The renovation will create a safe and attractive shared-use path across the river, retaining as much of the existing historic structure as possible. A new metal deck and railings will provide a safe surface for users to walk, run, ride a bike, and travel in a wheelchair across the river. Three new overlooks will complement the existing Three Days in April exhibit. The overlooks will provide opportunities to pause, reflect, and enjoy the fabulous views from the middle of the James. The new structure will leave the Three Days in April overlook in place.
The completed structure will open one of the most beautiful sections of the James River to cyclists, pedestrians, and the disabled. It will create a major non-motorized transportation route across the James River and provide a welcome companion to the beloved Belle Isle Pedestrian Bridge.
T. Tyler Potterfield Memorial Bridge Schematic Designs
February 18 Public Forum Announcement
Prior draft of Dam Walk Schematic Designs
Chapel Island Public Access
The center portion of Chapel Island is taken up by the Shockoe Retention Basin storm water management facility. This facility is closed to public access at the present time, but the eastern and western portions of Chapel Island are currently open to the public. The Riverfront Plan envisions a series of recreational improvements made over time, on and around the basin structure and along the length of Chapel Island river frontage. The first step in this public access effort will be construction of a universally-accessible shared-use pathway that will connect 14th Street to Great Shiplock Park. A route for this path is being identified and a schematic design for these public access improvements are intended to be posted on the website and presented a public forum in the not-too- distant future.

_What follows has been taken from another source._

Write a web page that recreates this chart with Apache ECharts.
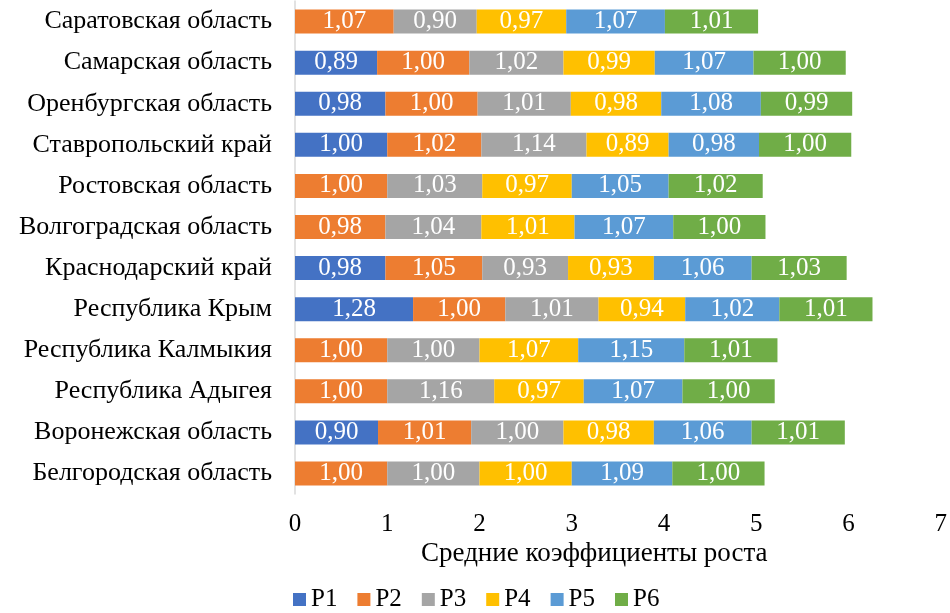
<!DOCTYPE html>
<html>
<head>
<meta charset="utf-8">
<script src="https://cdn.jsdelivr.net/npm/echarts@6/dist/echarts.min.js"></script>
<style>
  html, body { margin: 0; padding: 0; background: #fff; }
  #chart { width: 950px; height: 613px; }
</style>
</head>
<body>
<div id="chart"></div>
<script>
var regions = ['Саратовская область', 'Самарская область', 'Оренбургская область',
    'Ставропольский край', 'Ростовская область', 'Волгоградская область',
    'Краснодарский край', 'Республика Крым', 'Республика Калмыкия',
    'Республика Адыгея', 'Воронежская область', 'Белгородская область'];

var p1 = [null, 0.89, 0.98, 1.00, null, null, 0.98, 1.28, 0, 0, 0.90, 0];
var p2 = [1.07, 1.00, 1.00, 1.02, 1.00, 0.98, 1.05, 1.00, 1.00, 1.00, 1.01, 1.00];
var p3 = [0.90, 1.02, 1.01, 1.14, 1.03, 1.04, 0.93, 1.01, 1.00, 1.16, 1.00, 1.00];
var p4 = [0.97, 0.99, 0.98, 0.89, 0.97, 1.01, 0.93, 0.94, 1.07, 0.97, 0.98, 1.00];
var p5 = [1.07, 1.07, 1.08, 0.98, 1.05, 1.07, 1.06, 1.02, 1.15, 1.07, 1.06, 1.09];
var p6 = [1.01, 1.00, 0.99, 1.00, 1.02, 1.00, 1.03, 1.01, 1.01, 1.00, 1.01, 1.00];

var seriesNames = ['P1', 'P2', 'P3', 'P4', 'P5', 'P6'];
var xTicks = [0, 1, 2, 3, 4, 5, 6, 7];

var font = '"Liberation Serif", "Times New Roman", serif';

function makeSeries(name, data) {
    return {
        name: name,
        type: 'bar',
        stack: 'total',
        barWidth: 24,
        data: data,
        label: {
            show: true,
            position: 'inside',
            color: '#fff',
            fontFamily: font,
            fontSize: 25,
            formatter: function (p) {
                if (p.value === null || p.value === 0) return '';
                return p.value.toFixed(2).replace('.', ',');
            }
        }
    };
}

var chart = echarts.init(document.getElementById('chart'));
var option = {
    animation: false,
    color: ['#4472C4', '#ED7D31', '#A5A5A5', '#FFC000', '#5B9BD5', '#70AD47'],
    textStyle: { fontFamily: font },
    grid: {
        left: 295,
        right: 6,
        top: 1,
        bottom: 119,
        containLabel: false
    },
    title: {
        text: 'Средние коэффициенты роста',
        left: 421,
        top: 540,
        padding: 0,
        textStyle: { fontFamily: font, fontSize: 27, fontWeight: 'normal', color: '#000' }
    },
    legend: {
        data: seriesNames,
        left: 288,
        top: 582,
        icon: 'rect',
        itemWidth: 13,
        itemHeight: 13,
        itemGap: 20,
        textStyle: { fontFamily: font, fontSize: 25, color: '#000' }
    },
    xAxis: {
        type: 'value',
        min: xTicks[0],
        max: xTicks[xTicks.length - 1],
        interval: 1,
        splitLine: { show: false },
        axisLine: { show: false },
        axisTick: { show: false },
        axisLabel: {
            fontFamily: font,
            fontSize: 25,
            color: '#000',
            margin: 18
        }
    },
    yAxis: {
        type: 'category',
        inverse: true,
        data: regions,
        axisLine: { show: true, lineStyle: { color: '#d9d9d9', width: 1.5 } },
        axisTick: { show: false },
        axisLabel: {
            fontFamily: font,
            fontSize: 26,
            color: '#000',
            margin: 23
        }
    },
    series: [
        makeSeries(seriesNames[0], p1),
        makeSeries(seriesNames[1], p2),
        makeSeries(seriesNames[2], p3),
        makeSeries(seriesNames[3], p4),
        makeSeries(seriesNames[4], p5),
        makeSeries(seriesNames[5], p6)
    ]
};
chart.setOption(option);
</script>
</body>
</html>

The next step in implementation of the Riverfront Plan is the planning and construction of improvements envisioned in the Lower Riverfront section of the plan document. Construction documents have already been completed for the Virginia Capital Trail from Henrico County to Great Shiplock Park and this trail section will be finished in 2014. The City is in the process of acquiring the Lehigh Cement facility and has funding to demolish the Lehigh Towers after the concrete plant closes. The construction of a park and river terraces on the Lehigh site as envisioned in the Plan is the next component of Downriver implementation. The preparation of construction documents for the Lehigh park project will begin in 2014, public input will be sought in the schematic design phase in the near future, and the completion of construction is anticipated in 2016.